La Marina delle Irgc ha sempre avuto esclusivamente capacità costiere per condurre attacchi lampo, tipici della guerra asimmetrica di Teheran che utilizza le sue risorse di basso profilo per cercare di mettere in pratica il sea denial nelle sue acque contigue ed in particolare nello Stretto di Hormuz. Questa nave, però, insieme alla M/V Saviz e ad altre che attualmente sono in cantiere in corso di trasformazione, evidenziano un parziale cambiamento dottrinale: Teheran si sta spostando verso un inizio di proiezione di forza. La Shahid Roudaki, infatti, farà da nave appoggio per operazioni di forze speciali e per attacchi asimmetrici a più vasto raggio, quindi non più essendo costretti a partire da basi costiere per via dell’autonomia di certi mezzi sottili, e pertanto con la possibilità di effettuare attività di sea denial in altri teatri, come potrebbero essere quello siriano o yemenita, ovvero dove sono coinvolti proxy di Teheran e le attività più o meno clandestine dei Pasdaran con la Forza Quds.

C’è un piccolo giallo riguardante questa nuova unità navale che ci riguarda direttamente.

La nave è stata riconosciuta da un analista di Jane’s Defence Weekly, prestigiosa rivista di analisi militare e strategia, come costruita in Italia.

Jeremy Binnie, infatti, sostiene dal suo account Twitter che la Shahid Roudaki era originariamente la Galaxy F, una nave tipo Ro-Ro (Roll on – Roll off) costruita in Italia nel 1992 dal Cantiere Navale Visentini di Porto Viro (Rovigo) e venduta all’asta per 2,75 milioni di dollari. Le prove fotografiche che l’analista porta a sostegno della sua tesi sembrano inoppugnabili: la nave, ancora nella sua vecchia livrea civile di un color giallo acceso, è stata vista dalla ricognizione satellitare nel cantiere navale iraniano Isoico vicino alla città portuale di Bandar Abbas lo scorso luglio.
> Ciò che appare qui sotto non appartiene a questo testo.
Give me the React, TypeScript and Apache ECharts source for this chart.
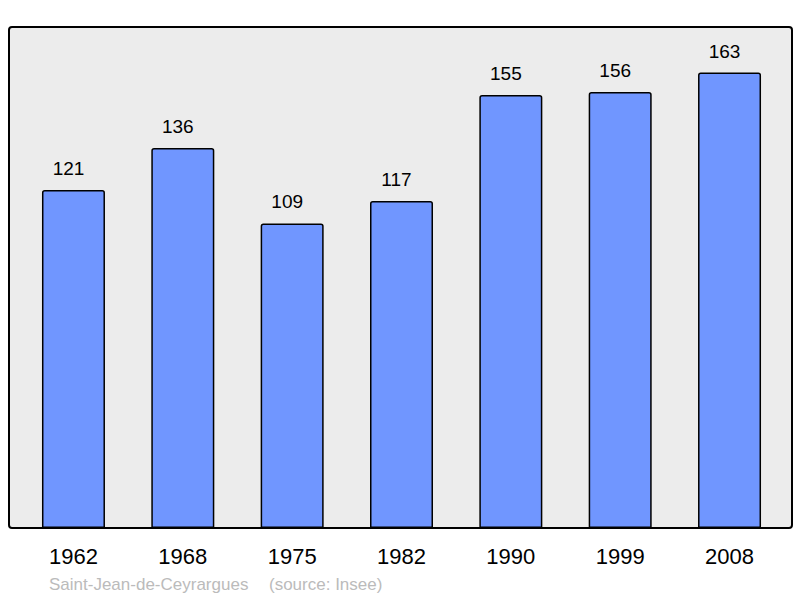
import React, { useEffect, useRef } from "react";
import * as echarts from "echarts";

const years = ["1962", "1968", "1975", "1982", "1990", "1999", "2008"];
const population = [121, 136, 109, 117, 155, 156, 163];
const place = "Saint-Jean-de-Ceyrargues";
const source = "(source: Insee)";

const FONT = "'Liberation Sans', Arial, sans-serif";

export default function App() {
  const ref = useRef<HTMLDivElement>(null);
  useEffect(() => {
    if (!ref.current) return;
    const chart = echarts.init(ref.current, undefined, { renderer: "svg" });
    chart.setOption({
      animation: false,
      backgroundColor: "#ffffff",
      grid: { left: 18.8, right: 15.8, top: 27, bottom: 70, containLabel: false },
      xAxis: {
        type: "category",
        data: years,
        axisLine: { show: false },
        axisTick: { show: false },
        axisLabel: { color: "#000", fontSize: 22, fontFamily: FONT, margin: 17 },
      },
      yAxis: {
        type: "value",
        min: 0,
        max: 179.3,
        show: false,
        splitLine: { show: false },
      },
      graphic: [
        {
          type: "rect",
          z: -10,
          shape: { x: 9, y: 27, width: 783, height: 501, r: 3 },
          style: { fill: "#ececec", stroke: "#000", lineWidth: 2 },
        },
        {
          type: "text",
          x: 49,
          y: 584,
          style: {
            text: place,
            fill: "#bbbbbb",
            fontSize: 17,
            fontFamily: FONT,
            verticalAlign: "middle",
          },
        },
        {
          type: "text",
          x: 269,
          y: 584,
          style: {
            text: source,
            fill: "#bbbbbb",
            fontSize: 17,
            fontFamily: FONT,
            verticalAlign: "middle",
          },
        },
      ],
      series: [
        {
          type: "bar",
          data: population,
          barWidth: 63,
          z: 5,
          itemStyle: {
            color: "#7096ff",
            borderColor: "#000",
            borderWidth: 1.5,
            borderRadius: [2, 2, 0, 0],
          },
          label: {
            show: true,
            position: "top",
            distance: 12,
            offset: [-5, 0],
            color: "#000",
            fontSize: 19,
            fontFamily: FONT,
          },
        },
      ],
    });
    return () => chart.dispose();
  }, []);
  return (
    <div
      ref={ref}
      style={{ position: "absolute", left: 0, top: 0, width: 800, height: 598 }}
    />
  );
}
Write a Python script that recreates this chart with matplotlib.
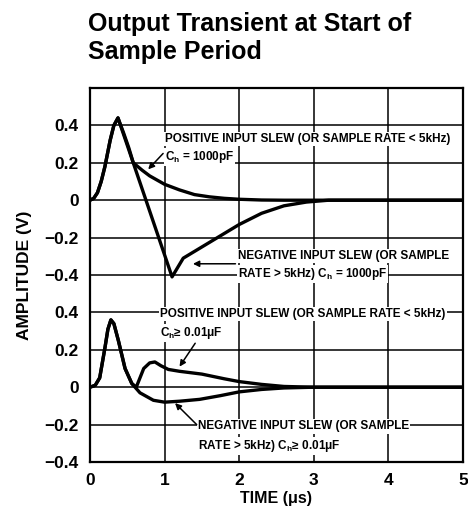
import numpy as np
import matplotlib
matplotlib.use("Agg")
from matplotlib import pyplot as plt

plt.rcParams['font.family'] = ['Liberation Sans', 'DejaVu Sans']
plt.rcParams['font.weight'] = 'bold'
plt.rcParams['mathtext.fontset'] = 'custom'
plt.rcParams['mathtext.rm'] = 'Liberation Sans:bold'
plt.rcParams['mathtext.default'] = 'rm'

# upper pair of curves is drawn on the same axes, shifted up by this much
OFFSET = 1.0

# Ch = 1000pF, positive input slew (upper)
t_pos_big = [0, 0.05, 0.1, 0.15, 0.2, 0.27, 0.32, 0.375, 0.45, 0.52, 0.58, 0.7, 0.8, 1.0,
             1.2, 1.4, 1.6, 1.8, 2.0, 2.3, 2.6, 5.0]
v_pos_big = [0, 0.01, 0.04, 0.1, 0.18, 0.32, 0.40, 0.44, 0.36, 0.28, 0.2, 0.16, 0.13, 0.085,
             0.055, 0.03, 0.018, 0.01, 0.005, 0.001, 0, 0]

# Ch = 1000pF, negative input slew (upper)
t_neg_big = [0, 0.05, 0.1, 0.15, 0.2, 0.27, 0.32, 0.375, 1.1, 1.25, 1.5, 1.75, 2.0, 2.3,
             2.6, 2.9, 3.2, 5.0]
v_neg_big = [0, 0.01, 0.04, 0.1, 0.18, 0.32, 0.40, 0.44, -0.41, -0.31, -0.25, -0.19, -0.13,
             -0.07, -0.03, -0.01, 0, 0]

# Ch >= 0.01uF, positive input slew (lower)
t_pos_small = [0, 0.07, 0.13, 0.2, 0.24, 0.28, 0.32, 0.38, 0.47, 0.56, 0.62, 0.66, 0.72,
               0.8, 0.87, 0.95, 1.05, 1.2, 1.5, 1.8, 2.0, 2.3, 2.6, 3.0, 5.0]
v_pos_small = [0, 0.01, 0.05, 0.21, 0.31, 0.36, 0.34, 0.25, 0.1, 0.02, 0.0, 0.04, 0.1,
               0.13, 0.135, 0.115, 0.095, 0.085, 0.07, 0.045, 0.03, 0.015, 0.004, 0, 0]

# Ch >= 0.01uF, negative input slew (lower)
t_neg_small = [0, 0.07, 0.13, 0.2, 0.24, 0.28, 0.32, 0.38, 0.47, 0.56, 0.67, 0.85, 1.0,
               1.2, 1.47, 1.75, 2.0, 2.3, 2.6, 3.0, 5.0]
v_neg_small = [0, 0.01, 0.05, 0.21, 0.31, 0.36, 0.34, 0.25, 0.1, 0.02, -0.03, -0.07, -0.08,
               -0.075, -0.065, -0.045, -0.025, -0.012, -0.004, 0, 0]

x_ticks = [0, 1, 2, 3, 4, 5]
y_ticks = [-0.4, -0.2, 0, 0.2, 0.4, 0.6, 0.8, 1.0, 1.2, 1.4]
y_labels = ['\u22120.4', '\u22120.2', '0', '0.2', '0.4',
            '\u22120.4', '\u22120.2', '0', '0.2', '0.4']

fig = plt.figure(figsize=(4.68, 5.15), dpi=100)
ax = fig.add_axes([90/468, 1 - 462/515, 373/468, 374/515])

ax.set_xlim(0, 5)
ax.set_ylim(-0.4, 1.6)

# grid
for yy in np.arange(-0.2, 1.5, 0.2):
    ax.axhline(yy, color='black', lw=1.1, zorder=1)
for xx in [1, 2, 3, 4]:
    ax.axvline(xx, color='black', lw=1.1, zorder=1)

lw = 2.4
ax.plot(t_pos_big, np.array(v_pos_big) + OFFSET, color='black', lw=lw, zorder=3,
        solid_joinstyle='round', solid_capstyle='round')
ax.plot(t_neg_big, np.array(v_neg_big) + OFFSET, color='black', lw=lw, zorder=3,
        solid_joinstyle='round', solid_capstyle='round')
ax.plot(t_pos_small, v_pos_small, color='black', lw=lw, zorder=3,
        solid_joinstyle='round', solid_capstyle='round')
ax.plot(t_neg_small, v_neg_small, color='black', lw=lw, zorder=3,
        solid_joinstyle='round', solid_capstyle='round')

ax.set_xticks(x_ticks)
ax.set_xticklabels([str(v) for v in x_ticks])
ax.set_yticks(y_ticks)
ax.set_yticklabels(y_labels)
ax.tick_params(length=0, labelsize=12.5, pad=8)
for lab in ax.get_xticklabels() + ax.get_yticklabels():
    lab.set_fontweight('bold')
for sp in ax.spines.values():
    sp.set_linewidth(1.6)

ax.set_xlabel('TIME (\u03bcs)', fontsize=11.5, fontweight='bold', labelpad=2)
ax.set_ylabel('AMPLITUDE (V)', fontsize=12.5, fontweight='bold', labelpad=9)

box = dict(facecolor='white', edgecolor='none', pad=0.8)
fs = 8.5
arrow = dict(arrowstyle='-|>', color='black', lw=1.1, mutation_scale=9,
             shrinkA=0, shrinkB=0)

# upper annotations
ax.text(1.0, 0.326 + OFFSET, 'POSITIVE INPUT SLEW (OR SAMPLE RATE < 5kHz)',
        fontsize=fs, fontweight='bold', va='center', ha='left', bbox=box, zorder=4)
ax.text(1.0, 0.23 + OFFSET, r'C$_{\rm h}$ = 1000pF',
        fontsize=fs, fontweight='bold', va='center', ha='left', bbox=box, zorder=4)
ax.annotate('', xy=(0.78, 0.165 + OFFSET), xytext=(0.98, 0.25 + OFFSET),
            arrowprops=arrow, zorder=5)

ax.text(1.98, -0.30 + OFFSET, 'NEGATIVE INPUT SLEW (OR SAMPLE',
        fontsize=fs, fontweight='bold', va='center', ha='left', bbox=box, zorder=4)
ax.text(1.98, -0.396 + OFFSET, r'RATE > 5kHz) C$_{\rm h}$ = 1000pF',
        fontsize=fs, fontweight='bold', va='center', ha='left', bbox=box, zorder=4)
ax.annotate('', xy=(1.38, -0.34 + OFFSET), xytext=(1.95, -0.34 + OFFSET),
            arrowprops=arrow, zorder=5)

# lower annotations
ax.text(0.94, 0.39, 'POSITIVE INPUT SLEW (OR SAMPLE RATE < 5kHz)',
        fontsize=fs, fontweight='bold', va='center', ha='left', bbox=box, zorder=4)
ax.text(0.94, 0.29, 'C$_{\\rm h}$\u2265 0.01\u03bcF',
        fontsize=fs, fontweight='bold', va='center', ha='left', bbox=box, zorder=4)
ax.annotate('', xy=(1.2, 0.11), xytext=(1.41, 0.235),
            arrowprops=arrow, zorder=5)

ax.text(1.45, -0.21, 'NEGATIVE INPUT SLEW (OR SAMPLE',
        fontsize=fs, fontweight='bold', va='center', ha='left', bbox=box, zorder=4)
ax.text(1.45, -0.315, 'RATE > 5kHz) C$_{\\rm h}$\u2265 0.01\u03bcF',
        fontsize=fs, fontweight='bold', va='center', ha='left', bbox=box, zorder=4)
ax.annotate('', xy=(1.14, -0.085), xytext=(1.43, -0.2),
            arrowprops=arrow, zorder=5)

fig.text(88/468, 1 - 12/515, 'Output Transient at Start of\nSample Period',
         fontsize=18, fontweight='bold', ha='left', va='top', linespacing=1.2)

fig.savefig('out.png', dpi=100)
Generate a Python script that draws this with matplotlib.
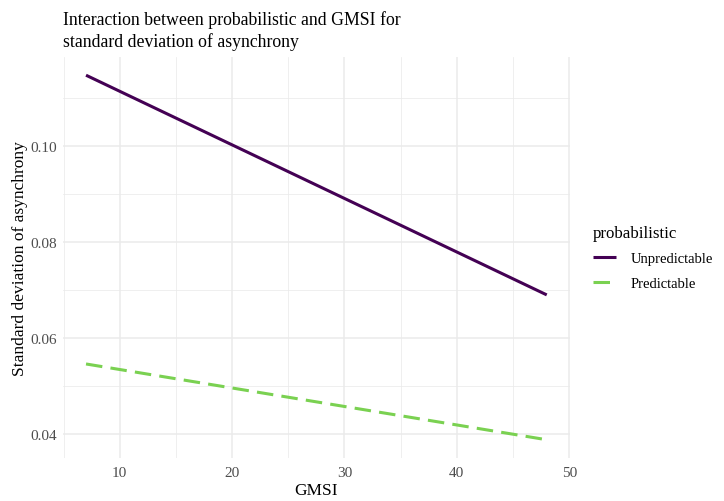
import numpy as np
import matplotlib.pyplot as plt
from matplotlib.ticker import MultipleLocator, FormatStrFormatter

# fitted lines (endpoints at GMSI = 7 and 48)
gmsi = [7, 48]
unpredictable = [0.1148, 0.0690]
predictable = [0.0546, 0.0388]
labels = ["Unpredictable", "Predictable"]
colors = ["#440154", "#7AD151"]

plt.rcParams['font.family'] = ['Liberation Serif', 'DejaVu Serif']

fig = plt.figure(figsize=(7.24, 5.02), dpi=100)
ax = fig.add_axes([0.087, 0.0857, 0.700, 0.7988])

ax.plot(gmsi, unpredictable, color=colors[0], lw=2.2, label=labels[0],
        solid_capstyle='butt')
ax.plot(gmsi, predictable, color=colors[1], lw=2.2, label=labels[1],
        dashes=(5.4, 2.7), dash_capstyle='butt')

# ggplot-like expansion of 5%
xr = gmsi[1] - gmsi[0]
ymin = min(predictable)
ymax = max(unpredictable)
yr = ymax - ymin
ax.set_xlim(gmsi[0] - 0.05 * xr, gmsi[1] + 0.05 * xr)
ax.set_ylim(ymin - 0.05 * yr, ymax + 0.05 * yr)

ax.xaxis.set_major_locator(MultipleLocator(10))
ax.xaxis.set_minor_locator(MultipleLocator(5))
ax.yaxis.set_major_locator(MultipleLocator(0.02))
ax.yaxis.set_minor_locator(MultipleLocator(0.01))
ax.yaxis.set_major_formatter(FormatStrFormatter('%.2f'))

ax.grid(which='major', color='#EBEBEB', lw=1.1)
ax.grid(which='minor', color='#EBEBEB', lw=0.55)
ax.set_axisbelow(True)
for s in ax.spines.values():
    s.set_visible(False)
ax.tick_params(which='both', length=0, labelsize=11, labelcolor='#4D4D4D')
ax.tick_params(axis='x', pad=6)
ax.tick_params(axis='y', pad=4)

ax.set_xlabel('GMSI', fontsize=12.5, labelpad=2)
ax.set_ylabel('Standard deviation of asynchrony', fontsize=12.5, labelpad=2)
ax.set_title('Interaction between probabilistic and GMSI for\nstandard deviation of asynchrony',
             fontsize=12.8, loc='left', pad=8, linespacing=1.3)

leg = ax.legend(title='probabilistic', loc='center left', bbox_to_anchor=(1.02, 0.5),
                frameon=False, fontsize=10.5, title_fontsize=12.2,
                handlelength=1.6, handletextpad=1.0, labelspacing=0.8)
leg._legend_box.align = 'left'

fig.savefig('out.png', dpi=100)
La paternità italiana della nave dei Pasdaran ha sollevato un caso politico: come si legge su Formiche.net Antonio Zennaro, deputato del gruppo misto e membro del Copasir, ha depositato oggi un’interrogazione al presidente del Consiglio, al ministro degli Esteri e a quello delle Infrastrutture per sapere se “il governo è in grado di confermare che questa nave di fabbricazione italiana effettivamente sia entrata a far parte della Marina militare iraniana”. Inoltre viene chiesto “di verificare eventualmente se ci siano state operazione di triangolazione commerciale volte ad eseguire attività di elusione delle sanzioni internazionali che vietano questo tipo di compravendite classificate come dual-use”.

Domande lecite che fanno il paio con la questione se ci sia stata o meno una qualche forma di collaborazione cantieristica per la trasformazione dell’unità navale da civile a militare.

La tecnologia o gli oggetti dual use, a duplice uso, sono beni, software et similia che hanno legittimo uso civile, ma possono essere utilizzati anche per applicazioni militari o possono contribuire alla proliferazione delle armi di distruzione di massa. Tracciare una linea di demarcazione tra quello che è facilmente utilizzabile per scopi militari e quello che non lo è, risulta molto difficile.

In passato sempre l’Iran aveva importato un minerale di alluminio raffinato di alta qualità da vari paesi in tutta Europa, che poteva essere utilizzato per realizzare parti di armamenti e componenti per missili, ma non solo: l’ossido di alluminio può essere utilizzato per diversi scopi come produrre alluminio di alta qualità, usarlo nell’industria dei computer, o nell’industria delle pietre preziose.

Se consideriamo la capacità di duplice utilizzo nel senso più generale possibile, allora qualsiasi tipo di unità navale civile, anche un traghetto, come in questo caso, così come la maggior parte dei beni, possono essere riconvertiti per un utilizzo militare, quindi bisognerebbe prima capire se davvero ci sia stata una qualche forma di collusione per la trasformazione della Galaxy F in nave da guerra.